В обыкновенные дни наряжались на дежурство восемь пажей: четыре на половину государыни и четыре на половину наследника; но, так как наследник жил в Гатчине и только по праздникам приезжал в Петербург, то все восемь пажей были на половине императрицы. Должность наша состояла в следующем: у дверей кавалерской комнаты стояло по два пажа, два у входа в тронную и два у входа в бриллиантовую комнату. Когда велите князья Александр и Константин Павловичи и великие княжны Александра, Елена, Мария и Екатерина Павловны приходили поутру к императрице, что бывало ежедневно, мы открывали двери. У обеденного стола государыне служили два камерпажа, а пажи служили за теми особами, которые находились за столом императрицы. Обед был в два часа в бриллиантовой комнате. Не знаю, как прежде, но с 1793 года за столом государыни были ежедневно князь Зубов, А. С. Протасов, П. Б. Пассек и гофмаршал князь Ф. С. Барятинский. Часто приглашались графиня Скавронская, граф Зубов, граф и графиня Браницкие, граф Ангальт, княгиня Дашкова, граф Эстергази, М. Л. Кутузов, князь Юсупов, С. Л. Львов, граф Строганов, Кушелев, и другие. Граф Браницкий носил тогда еще польское платье. В дни совета приглашались к столу: граф Остерман, граф Безбородко, Стрекалов, граф Самойлов, граф Завадовский. Стол был круглый; тогда кушанья все становились на стол, блюда все были покрыты крышками. Приглашенные все собирались в бриллиантовую комнату и ожидали выхода государыни. Пред выходом камердинер З. К. Зотов, отворив дверь, кричал: «крышки!» Сейчас крышки с блюд снимались, и входила государыня; за нею иногда калмычек и одна или две английские собачки. По правую руку государыни всегда сидела А. С. Протасова, возле нее князь Зубов; князь Барятинский против государыни, Пассек возле него. На стол ставились четыре золотые чаши, а иногда пред государынею ставили горшок русских щей, обернутый салфеткой и покрытый золотой крышкой, и она сама разливала. Государыня кушала на золотом приборе, прочие на серебре.
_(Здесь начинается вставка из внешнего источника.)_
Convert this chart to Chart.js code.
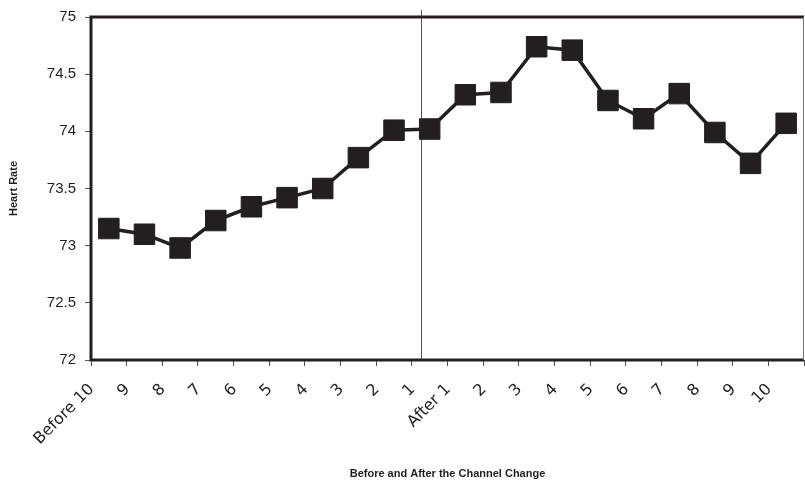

Государыня кушала очень тихо, обмакивала кусочки хлеба в соусе и кормила собачек. Разговор за столом был непринужденный, веселый, по большей части по-русски. Говорили, шутили, смеялись без всякого принуждения. Я помню, однажды зашла речь о русских песнях. *** сказал о какой-то совсем мало известной. Его заставили спеть несколько куплетов, и старик хриплым голосом затянул. Мы повыскакали за ширмы; нельзя было утерпеть, чтобы не хохотать, а смеяться было нельзя, даже по той маленькой причине, что мы и розги были в его команде. За столом не было никаких разговоров политических или даже о делах. Однажды зашла речь о Калиостро. Государыня изволила рассказывать, что этот фокусник взял у одного из придворных перстень и бросил его за окно. – «Помилуй, что ты делаешь?» – «Не беспокойтесь, – отвечал Калиостро, указывая на ездового, который на хромой лошади ковылял по площади, – прикажите остановить этого ездового, перстень у него на руке». Остановили ездового, и точно перстень был у него на пальце. Иногда государыня рассказывала о своем вояже. В Белоруссии, – говорила она, – назначен был обед в доме одного помещика. С большой дороги к дому вела длинная аллея. Вся эта аллея была усыпана свежими розами. Кто-то из свиты государыни хотел обратить на это ее внимание. «Ну, что ж, – отвечала императрица с ее небесною улыбкой: – эта почесть скорее для моих лошадей». Из обыкновенных обедов я помню один весьма замечательный.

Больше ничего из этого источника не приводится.